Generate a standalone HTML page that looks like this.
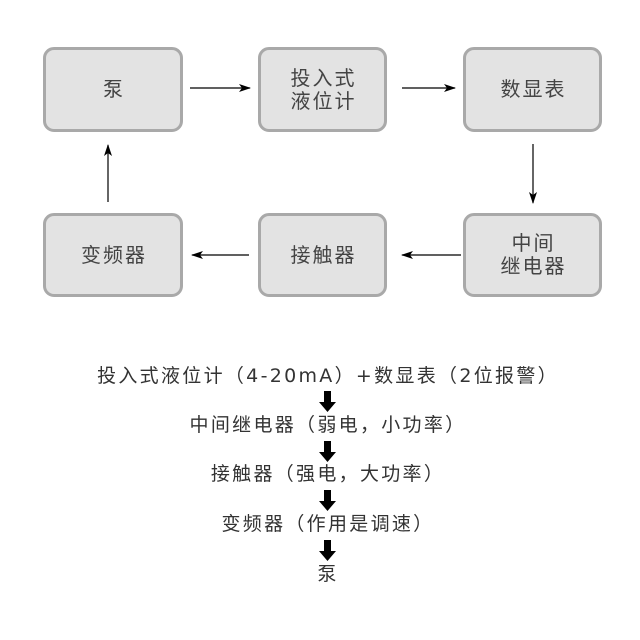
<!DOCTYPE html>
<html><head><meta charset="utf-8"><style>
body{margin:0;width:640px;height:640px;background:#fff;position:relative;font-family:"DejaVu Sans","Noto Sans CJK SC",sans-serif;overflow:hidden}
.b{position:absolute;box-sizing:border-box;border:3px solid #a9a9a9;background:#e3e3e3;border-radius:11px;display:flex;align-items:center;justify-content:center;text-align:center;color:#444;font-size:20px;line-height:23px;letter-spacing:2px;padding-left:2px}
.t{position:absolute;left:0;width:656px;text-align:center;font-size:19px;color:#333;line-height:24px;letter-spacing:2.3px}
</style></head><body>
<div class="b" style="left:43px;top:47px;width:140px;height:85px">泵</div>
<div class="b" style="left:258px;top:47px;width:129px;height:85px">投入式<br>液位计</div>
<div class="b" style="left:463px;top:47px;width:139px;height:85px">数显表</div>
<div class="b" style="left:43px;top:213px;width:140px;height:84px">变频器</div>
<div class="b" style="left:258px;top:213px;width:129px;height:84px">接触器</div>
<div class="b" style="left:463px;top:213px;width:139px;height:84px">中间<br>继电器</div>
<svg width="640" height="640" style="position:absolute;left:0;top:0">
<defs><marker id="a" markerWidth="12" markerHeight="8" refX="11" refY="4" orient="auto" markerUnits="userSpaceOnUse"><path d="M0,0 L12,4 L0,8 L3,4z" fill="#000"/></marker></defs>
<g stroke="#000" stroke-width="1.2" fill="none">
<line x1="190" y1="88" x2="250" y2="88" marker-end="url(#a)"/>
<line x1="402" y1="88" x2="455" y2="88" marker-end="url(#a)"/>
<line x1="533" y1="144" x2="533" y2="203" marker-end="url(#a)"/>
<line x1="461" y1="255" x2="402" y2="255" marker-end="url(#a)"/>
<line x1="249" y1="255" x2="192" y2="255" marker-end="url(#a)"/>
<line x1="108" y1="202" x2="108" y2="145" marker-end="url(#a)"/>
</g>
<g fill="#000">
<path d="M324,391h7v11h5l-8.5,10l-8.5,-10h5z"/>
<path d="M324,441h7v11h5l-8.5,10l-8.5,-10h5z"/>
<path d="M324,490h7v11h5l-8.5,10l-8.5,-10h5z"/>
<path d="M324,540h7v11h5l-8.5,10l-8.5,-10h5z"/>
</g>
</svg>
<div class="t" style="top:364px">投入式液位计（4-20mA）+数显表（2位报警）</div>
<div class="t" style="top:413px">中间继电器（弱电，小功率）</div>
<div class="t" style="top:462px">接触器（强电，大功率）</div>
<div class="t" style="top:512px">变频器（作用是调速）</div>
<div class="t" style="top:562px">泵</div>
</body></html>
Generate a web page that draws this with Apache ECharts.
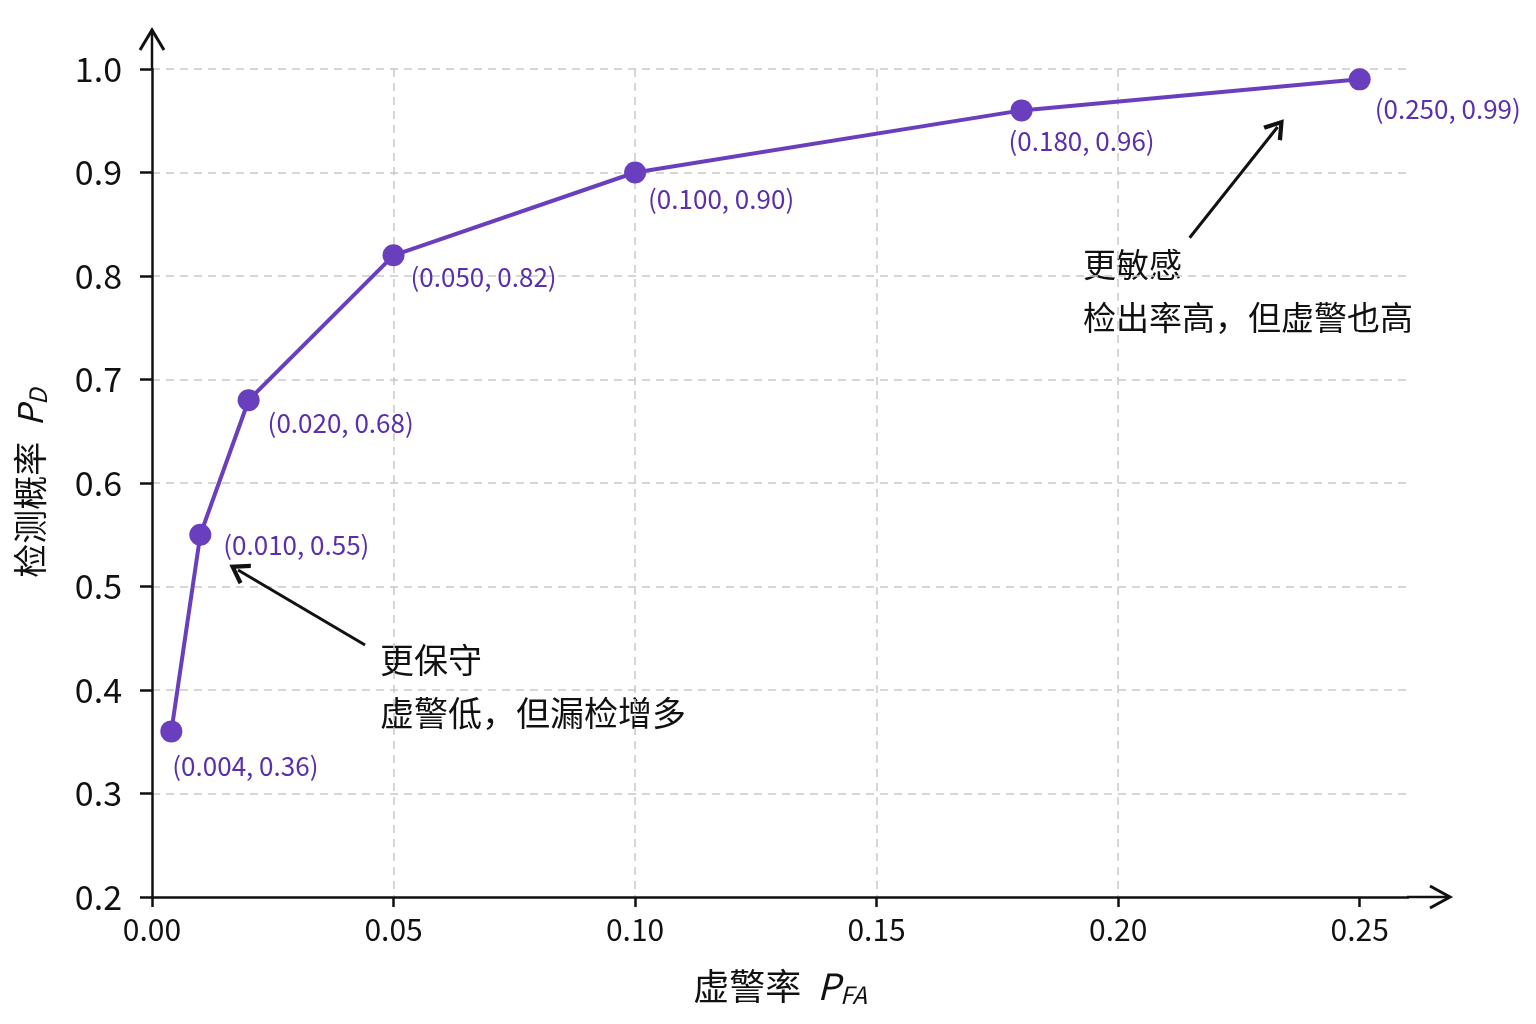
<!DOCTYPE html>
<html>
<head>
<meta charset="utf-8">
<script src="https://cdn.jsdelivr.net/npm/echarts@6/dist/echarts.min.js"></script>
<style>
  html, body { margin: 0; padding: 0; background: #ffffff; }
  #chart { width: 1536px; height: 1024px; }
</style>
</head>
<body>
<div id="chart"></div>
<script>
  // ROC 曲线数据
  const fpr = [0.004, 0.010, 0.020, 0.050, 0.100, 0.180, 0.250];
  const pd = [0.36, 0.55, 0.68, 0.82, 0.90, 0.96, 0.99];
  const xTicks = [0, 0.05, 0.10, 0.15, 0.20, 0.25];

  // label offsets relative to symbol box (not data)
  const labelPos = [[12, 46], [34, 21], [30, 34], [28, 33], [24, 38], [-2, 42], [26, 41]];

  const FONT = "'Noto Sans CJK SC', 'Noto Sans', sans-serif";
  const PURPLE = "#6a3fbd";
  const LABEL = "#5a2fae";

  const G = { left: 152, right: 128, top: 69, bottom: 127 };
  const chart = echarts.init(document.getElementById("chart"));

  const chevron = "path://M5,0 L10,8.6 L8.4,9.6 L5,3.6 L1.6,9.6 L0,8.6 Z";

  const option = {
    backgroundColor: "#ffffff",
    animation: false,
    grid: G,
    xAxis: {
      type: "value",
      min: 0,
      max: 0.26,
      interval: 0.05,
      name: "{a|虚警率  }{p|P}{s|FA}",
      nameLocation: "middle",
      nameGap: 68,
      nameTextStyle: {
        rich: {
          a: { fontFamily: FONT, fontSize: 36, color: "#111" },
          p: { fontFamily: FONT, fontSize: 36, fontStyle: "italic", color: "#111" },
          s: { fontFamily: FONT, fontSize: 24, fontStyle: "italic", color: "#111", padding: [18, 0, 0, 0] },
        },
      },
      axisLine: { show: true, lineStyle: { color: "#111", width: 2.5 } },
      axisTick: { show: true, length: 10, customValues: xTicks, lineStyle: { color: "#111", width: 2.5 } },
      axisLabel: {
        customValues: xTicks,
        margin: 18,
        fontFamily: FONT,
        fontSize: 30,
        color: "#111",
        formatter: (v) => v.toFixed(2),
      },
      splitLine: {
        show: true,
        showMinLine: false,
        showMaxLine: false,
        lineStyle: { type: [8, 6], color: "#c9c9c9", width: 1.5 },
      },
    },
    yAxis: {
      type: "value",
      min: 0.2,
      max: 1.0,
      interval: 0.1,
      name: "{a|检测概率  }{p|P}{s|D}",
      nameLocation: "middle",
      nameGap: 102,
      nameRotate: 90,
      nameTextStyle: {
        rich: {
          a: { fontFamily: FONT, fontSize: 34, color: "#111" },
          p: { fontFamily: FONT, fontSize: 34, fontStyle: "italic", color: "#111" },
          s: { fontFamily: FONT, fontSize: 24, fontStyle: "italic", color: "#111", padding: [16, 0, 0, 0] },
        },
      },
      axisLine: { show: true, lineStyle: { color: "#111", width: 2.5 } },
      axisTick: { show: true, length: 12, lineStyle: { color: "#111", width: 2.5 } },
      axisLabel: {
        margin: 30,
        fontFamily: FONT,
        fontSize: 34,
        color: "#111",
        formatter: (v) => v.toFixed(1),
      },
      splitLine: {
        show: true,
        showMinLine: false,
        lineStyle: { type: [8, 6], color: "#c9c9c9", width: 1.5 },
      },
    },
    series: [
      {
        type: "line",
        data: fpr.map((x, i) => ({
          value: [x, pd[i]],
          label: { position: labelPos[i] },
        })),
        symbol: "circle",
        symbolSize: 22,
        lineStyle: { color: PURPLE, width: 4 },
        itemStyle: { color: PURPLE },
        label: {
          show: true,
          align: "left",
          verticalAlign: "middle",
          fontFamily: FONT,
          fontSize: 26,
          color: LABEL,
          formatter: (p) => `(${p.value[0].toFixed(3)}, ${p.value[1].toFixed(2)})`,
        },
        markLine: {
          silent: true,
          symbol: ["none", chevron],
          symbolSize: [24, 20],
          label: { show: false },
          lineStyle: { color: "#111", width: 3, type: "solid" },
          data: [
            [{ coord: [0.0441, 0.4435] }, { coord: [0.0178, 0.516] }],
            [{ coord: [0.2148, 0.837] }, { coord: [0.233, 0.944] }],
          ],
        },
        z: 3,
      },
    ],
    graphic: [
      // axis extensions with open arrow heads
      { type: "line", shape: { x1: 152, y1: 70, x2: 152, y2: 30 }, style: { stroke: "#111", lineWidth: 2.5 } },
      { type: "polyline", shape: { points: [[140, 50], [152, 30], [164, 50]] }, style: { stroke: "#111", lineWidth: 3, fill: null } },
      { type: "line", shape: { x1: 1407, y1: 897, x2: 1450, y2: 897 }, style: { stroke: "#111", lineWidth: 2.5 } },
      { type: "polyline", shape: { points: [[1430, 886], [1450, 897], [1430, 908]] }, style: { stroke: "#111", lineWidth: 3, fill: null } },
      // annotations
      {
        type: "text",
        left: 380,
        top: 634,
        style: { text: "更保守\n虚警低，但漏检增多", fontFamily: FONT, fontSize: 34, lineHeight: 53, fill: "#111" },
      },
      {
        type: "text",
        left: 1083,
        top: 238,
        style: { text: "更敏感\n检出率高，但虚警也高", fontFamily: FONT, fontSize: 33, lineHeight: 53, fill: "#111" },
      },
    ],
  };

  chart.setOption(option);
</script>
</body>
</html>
+++
In the listing above, find the lines holding the word "that" and copy them.

- _COMPLETE ANSWER_
Generate a standalone HTML page that looks like this.
Generate a web page that draws this with Apache ECharts.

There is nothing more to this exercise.